Dos outros três, o Geólogo Delfim de Carvalho e o Engenheiro Jorge Gouveia estavam ocupando cargos de Director dos Serviços Geológicos e Director do SFM;

Restava o Geólogo Alcides Pereira, que tinha magríssimo currículo (Ver post n.º 126) e era, de facto,"um corpo estranho" na DGGM.
Fora nomeado, em comissão de serviço, subdirector-geral, apenas por favoritismo político desconhecendo-se as funções que exercera, desde que, há dois anos fora investido no cargo que detinha.

Perante estes factos, o Ministro resolveu arriscar, nomeando Alcides Pereira,
que era, talvez, o detentor de pior currículo, dentre todos os técnicos superiores da DGGM, embora em interinidade, na esperança de que melhor solução viesse a surgir.

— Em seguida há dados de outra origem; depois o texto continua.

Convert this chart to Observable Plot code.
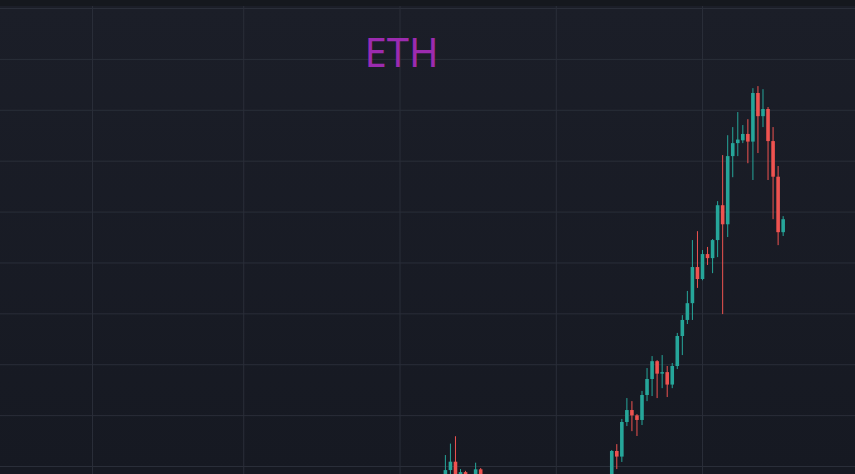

Foi assim que se sucederam despachos, com datas 1-4-1980 e 15-9-1980 para Alcides Pereira exercer o cargo, em regime de substituição, até que, em 11-11-1980, é feita a nomeação, por urgente conveniência de serviço.

Só, porém, em 2-1-1981 é emitido um despacho conjunto do Primeiro-Ministro e do Ministro da Indústria, nos seguintes termos:

Licenciado Alcides Rodrigues Pereira, técnico superior principal do quadro do Gabinete de, Pesquisa e Exploração de Petróleo, exercendo, em comissão de serviço, as funções de subdirector-geral de Geologia e Minas – nomeado para exercer, em comissão de serviço, o cargo de director-geral de Geologia e Minas, nos termos da alínea a) do n.º 1 do artigo 2.ºn.º 2 do artigo 4.ºdo Decreto-Lei n.º 191-F/79 de 26 de Junho. De acordo com o determinado naquele despacho conjunto (que anula o publicado no Diário da República, 2.ª série, n.º 261 de 11 de Novembro findo), o exercício destas funções teve início a partir da data do mesmo, em virtude de esta nomeação ter sido feita, por urgente conveniência de serviço, ao abrigo no disposto no n.º 2 do artigo 3.º do Decreto-Lei n.º 146-C/80 de 22 de Maio.

Com tais antecedentes, não era difícil prever que, mais uma vez, viria a ter plena confirmação a lei de Murphy, como revelarei em futuros posts.